I had read somewhere that bags, cameras and mobile phones with in-built cameras would not be allowed into the stadium, so we were appropriately bare-handed when we walked up to the stadium. We were frisked carefully and then allowed to enter. We had bought seats in the pavilion section, which is amongst the more expensive ones in the stadium. So I knew that we would have a good view of the playing field but when we walked up to our section, I was thrilled to see that the view of the pitch was much nicer than I had imagined it to be. No specific seats had been allotted to us and even though, we were more than an hour away from the start of the game, the stadium had started to fill up considerably! So we rushed forward and found a couple of seats on the 6th or 7th row from the front – it was perfect!
All my life, especially during my days in Mumbai, I’ve watched cricket on TV and wished I was amongst the crowds instead. My parents were never big on it, so there was no way they would take me to a game. None of my female friends were interested either. Only the young boys in the area would go for the games played in Mumbai, but my parents would never let me accompany them. So this opportunity to watch Sachin Tendulkar in person felt absolutely special! Of course, at the back our minds we were a little worried about supporting the wrong team when Team Punjab is playing on their home ground ! I was hoping the Punjabis would be tolerant of us and thankfully, they were! In fact, the crowd was more or less quite well-behaved and we were able to view the entire game quite peacefully. Moreover, it helped that no matter which team Indians back, Sachin Tendulkar is always cheered and applauded – it was fantastic to watch this!

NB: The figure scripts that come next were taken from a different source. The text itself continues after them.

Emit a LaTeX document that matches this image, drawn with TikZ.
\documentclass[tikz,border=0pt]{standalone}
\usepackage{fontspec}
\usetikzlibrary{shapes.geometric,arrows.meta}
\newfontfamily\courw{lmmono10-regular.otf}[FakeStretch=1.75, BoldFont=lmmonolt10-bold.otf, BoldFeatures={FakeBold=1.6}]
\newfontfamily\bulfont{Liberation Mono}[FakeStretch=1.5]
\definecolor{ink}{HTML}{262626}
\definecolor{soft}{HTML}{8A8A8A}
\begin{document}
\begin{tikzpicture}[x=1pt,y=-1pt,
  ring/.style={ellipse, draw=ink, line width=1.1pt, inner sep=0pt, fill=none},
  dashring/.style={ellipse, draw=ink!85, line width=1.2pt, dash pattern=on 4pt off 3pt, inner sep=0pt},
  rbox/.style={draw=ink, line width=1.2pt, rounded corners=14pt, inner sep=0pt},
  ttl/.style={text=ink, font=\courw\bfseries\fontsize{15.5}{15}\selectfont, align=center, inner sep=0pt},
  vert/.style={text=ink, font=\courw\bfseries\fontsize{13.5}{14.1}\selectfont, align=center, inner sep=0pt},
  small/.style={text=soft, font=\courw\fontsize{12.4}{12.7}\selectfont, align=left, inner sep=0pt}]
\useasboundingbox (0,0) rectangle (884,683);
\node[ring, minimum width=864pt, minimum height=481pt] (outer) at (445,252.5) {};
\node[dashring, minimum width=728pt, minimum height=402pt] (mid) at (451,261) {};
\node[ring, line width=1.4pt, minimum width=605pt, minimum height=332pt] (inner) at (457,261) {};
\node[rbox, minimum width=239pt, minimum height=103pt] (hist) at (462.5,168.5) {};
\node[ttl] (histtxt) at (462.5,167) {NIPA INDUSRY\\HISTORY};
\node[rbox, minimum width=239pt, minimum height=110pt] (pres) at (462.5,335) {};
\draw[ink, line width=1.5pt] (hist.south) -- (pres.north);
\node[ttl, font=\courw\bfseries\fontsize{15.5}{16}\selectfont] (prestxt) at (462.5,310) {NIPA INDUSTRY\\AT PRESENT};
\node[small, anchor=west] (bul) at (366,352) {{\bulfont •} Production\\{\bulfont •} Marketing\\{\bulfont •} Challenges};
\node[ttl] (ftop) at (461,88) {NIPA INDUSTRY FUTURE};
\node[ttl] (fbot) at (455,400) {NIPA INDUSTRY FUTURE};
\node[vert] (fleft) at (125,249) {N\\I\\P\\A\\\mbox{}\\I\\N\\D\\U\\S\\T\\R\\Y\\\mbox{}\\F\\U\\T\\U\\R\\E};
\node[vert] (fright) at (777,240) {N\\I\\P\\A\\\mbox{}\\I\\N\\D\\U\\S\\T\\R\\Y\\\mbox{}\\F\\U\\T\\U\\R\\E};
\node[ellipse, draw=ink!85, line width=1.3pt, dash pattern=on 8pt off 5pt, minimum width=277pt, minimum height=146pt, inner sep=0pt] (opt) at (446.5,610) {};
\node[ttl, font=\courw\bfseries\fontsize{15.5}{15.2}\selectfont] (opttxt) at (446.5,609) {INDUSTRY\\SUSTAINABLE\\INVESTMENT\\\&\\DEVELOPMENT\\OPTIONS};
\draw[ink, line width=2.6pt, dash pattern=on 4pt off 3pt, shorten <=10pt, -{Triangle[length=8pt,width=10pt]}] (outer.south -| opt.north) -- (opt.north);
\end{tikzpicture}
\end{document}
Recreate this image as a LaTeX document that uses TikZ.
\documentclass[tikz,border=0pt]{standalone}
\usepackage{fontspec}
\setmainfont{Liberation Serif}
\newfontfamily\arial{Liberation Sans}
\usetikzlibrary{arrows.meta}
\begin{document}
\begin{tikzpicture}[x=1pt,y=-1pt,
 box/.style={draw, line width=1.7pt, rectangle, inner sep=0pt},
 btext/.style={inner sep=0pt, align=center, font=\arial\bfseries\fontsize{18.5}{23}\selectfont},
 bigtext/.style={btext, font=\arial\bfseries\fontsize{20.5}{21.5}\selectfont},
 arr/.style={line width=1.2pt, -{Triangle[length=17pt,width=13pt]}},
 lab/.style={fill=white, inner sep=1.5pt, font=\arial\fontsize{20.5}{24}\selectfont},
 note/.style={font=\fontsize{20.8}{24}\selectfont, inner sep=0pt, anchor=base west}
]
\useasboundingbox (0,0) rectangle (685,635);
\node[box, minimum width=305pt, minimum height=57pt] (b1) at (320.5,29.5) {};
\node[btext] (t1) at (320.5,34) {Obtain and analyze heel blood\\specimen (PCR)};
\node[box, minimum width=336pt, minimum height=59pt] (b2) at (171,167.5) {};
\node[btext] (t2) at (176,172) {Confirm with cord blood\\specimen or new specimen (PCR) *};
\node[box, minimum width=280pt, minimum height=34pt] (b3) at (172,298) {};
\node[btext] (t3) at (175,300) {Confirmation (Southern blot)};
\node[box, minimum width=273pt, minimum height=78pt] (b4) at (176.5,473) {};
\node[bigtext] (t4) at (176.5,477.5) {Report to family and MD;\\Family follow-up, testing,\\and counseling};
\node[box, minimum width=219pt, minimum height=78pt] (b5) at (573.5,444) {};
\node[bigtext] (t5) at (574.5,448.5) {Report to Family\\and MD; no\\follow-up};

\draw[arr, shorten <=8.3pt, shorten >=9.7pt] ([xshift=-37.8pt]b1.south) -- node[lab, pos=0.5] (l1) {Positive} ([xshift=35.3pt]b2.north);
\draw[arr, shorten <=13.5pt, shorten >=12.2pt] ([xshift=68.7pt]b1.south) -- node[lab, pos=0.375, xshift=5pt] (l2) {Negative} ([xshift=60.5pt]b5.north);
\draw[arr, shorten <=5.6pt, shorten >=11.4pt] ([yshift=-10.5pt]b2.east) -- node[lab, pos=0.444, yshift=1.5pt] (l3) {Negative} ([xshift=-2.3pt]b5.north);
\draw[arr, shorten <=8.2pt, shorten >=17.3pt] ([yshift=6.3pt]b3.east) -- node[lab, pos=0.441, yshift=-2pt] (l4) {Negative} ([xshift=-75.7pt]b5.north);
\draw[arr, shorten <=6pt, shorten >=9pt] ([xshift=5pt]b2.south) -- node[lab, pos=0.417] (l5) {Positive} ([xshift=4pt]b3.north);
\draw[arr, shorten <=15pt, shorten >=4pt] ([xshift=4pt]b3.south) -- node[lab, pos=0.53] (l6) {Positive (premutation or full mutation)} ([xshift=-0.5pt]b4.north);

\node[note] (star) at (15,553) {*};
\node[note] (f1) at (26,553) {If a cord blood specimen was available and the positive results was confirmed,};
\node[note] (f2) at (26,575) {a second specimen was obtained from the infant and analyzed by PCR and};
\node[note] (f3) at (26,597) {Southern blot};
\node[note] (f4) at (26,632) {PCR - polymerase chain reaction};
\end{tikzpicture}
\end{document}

Madhu and I are so attuned to the instant replays and expert commentary on television, that at the beginning of the game we found something amiss from the entire proceedings. But we soon got a hang of it and loved the energy in the stadium. We also enjoyed watching all the cricketers from close quarters, especially those that stood at the boundary rope near our section. The crowd kept chanting their names till they would turn around for a quick wave or smile. I felt a little sorry for them; it must be so hard to concentrate on the game in such conditions. I could only imagine how much courage they would need to continue standing there after a failed attempt to stop a boundary or after dropping a catch ! We also caught a glimpse of pretty Preity (Bollywood actress and co-owner of the home team) when she came out on the field to talk to the media.
Sadly for us, the home team won and we didn’t get much of a chance to test the home crowd’s patience. It had been a fantastic evening out!